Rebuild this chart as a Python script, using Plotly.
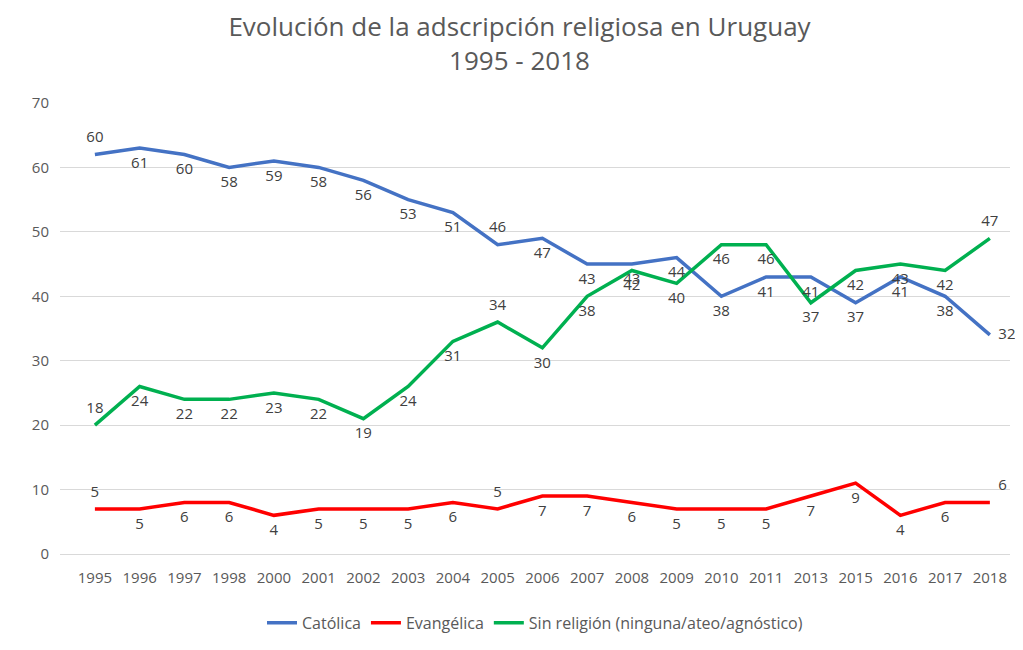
import plotly.graph_objects as go

years = ["1995", "1996", "1997", "1998", "2000", "2001", "2002", "2003", "2004", "2005", "2006",
         "2007", "2008", "2009", "2010", "2011", "2013", "2015", "2016", "2017", "2018"]

# line positions as drawn in the picture
catolica = [62, 63, 62, 60, 61, 60, 58, 55, 53, 48, 49, 45, 45, 46, 40, 43, 43, 39, 43, 40, 34]
evangelica = [7, 7, 8, 8, 6, 7, 7, 7, 8, 7, 9, 9, 8, 7, 7, 7, 9, 11, 6, 8, 8]
sin_religion = [20, 26, 24, 24, 25, 24, 21, 26, 33, 36, 32, 40, 44, 42, 48, 48, 39, 44, 45, 44, 49]

# data labels as printed on the chart
catolica_lbl = [60, 61, 60, 58, 59, 58, 56, 53, 51, 46, 47, 43, 43, 44, 38, 41, 41, 37, 41, 38, 32]
evangelica_lbl = [5, 5, 6, 6, 4, 5, 5, 5, 6, 5, 7, 7, 6, 5, 5, 5, 7, 9, 4, 6, 6]
sin_religion_lbl = [18, 24, 22, 22, 23, 22, 19, 24, 31, 34, 30, 38, 42, 40, 46, 46, 37, 42, 43, 42, 47]

series = [
    ("Católica", catolica, catolica_lbl, "#4472C4", {0: "top center", 9: "top center", 20: "middle right"}),
    ("Evangélica", evangelica, evangelica_lbl, "#FF0000", {0: "top center", 9: "top center", 20: "top right"}),
    ("Sin religión (ninguna/ateo/agnóstico)", sin_religion, sin_religion_lbl, "#00B050",
     {0: "top center", 9: "top center", 20: "top center"}),
]

FONT = "Open Sans, sans-serif"
fig = go.Figure()

for name, vals, lbls, color, special in series:
    fig.add_trace(go.Scatter(x=years, y=vals, mode="lines", name=name,
                             line=dict(color=color, width=3.5)))

# labels: invisible markers push the text a bit away from the line, like Excel does
for name, vals, lbls, color, special in series:
    pos = [special.get(i, "bottom center") for i in range(len(years))]
    fig.add_trace(go.Scatter(x=years, y=vals, mode="markers+text", text=[str(v) for v in lbls],
                             textposition=pos, showlegend=False, hoverinfo="skip",
                             marker=dict(size=12, opacity=0), cliponaxis=False,
                             textfont=dict(family=FONT, size=15, color="#404040")))

fig.update_layout(
    width=1023, height=650,
    paper_bgcolor="white", plot_bgcolor="white",
    margin=dict(l=52, r=21, t=95, b=104),
    font=dict(family=FONT, color="#595959", size=15),
    title=dict(text="Evolución de la adscripción religiosa en Uruguay<br>1995 - 2018",
               x=0.5, xanchor="center", y=0.957, yanchor="top",
               font=dict(family=FONT, size=26, color="#595959")),
    xaxis=dict(type="category", range=[-0.78, 20.45], showgrid=False, ticks="",
               tickfont=dict(size=15, color="#595959"), showline=True,
               linecolor="#D9D9D9", linewidth=1, ticklabelstandoff=10),
    yaxis=dict(range=[0, 70], dtick=10, showgrid=True, gridcolor="#D9D9D9", gridwidth=1,
               zeroline=False, ticks="", tickfont=dict(size=15, color="#595959"), ticklabelstandoff=10),
    legend=dict(orientation="h", x=0.5, xanchor="center", y=-0.115, yanchor="top",
                itemwidth=30, font=dict(size=16, color="#595959")),
)

fig.write_html("out.html")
####################
[Instructions for the task]: Emit the lines of the material exactly, from its first line to the line containing "45, 44, 49]", inclusive; leave every picture out.

[Correct output]:
Rebuild this chart as a Python script, using Plotly.
import plotly.graph_objects as go

years = ["1995", "1996", "1997", "1998", "2000", "2001", "2002", "2003", "2004", "2005", "2006",
         "2007", "2008", "2009", "2010", "2011", "2013", "2015", "2016", "2017", "2018"]

# line positions as drawn in the picture
catolica = [62, 63, 62, 60, 61, 60, 58, 55, 53, 48, 49, 45, 45, 46, 40, 43, 43, 39, 43, 40, 34]
evangelica = [7, 7, 8, 8, 6, 7, 7, 7, 8, 7, 9, 9, 8, 7, 7, 7, 9, 11, 6, 8, 8]
sin_religion = [20, 26, 24, 24, 25, 24, 21, 26, 33, 36, 32, 40, 44, 42, 48, 48, 39, 44, 45, 44, 49]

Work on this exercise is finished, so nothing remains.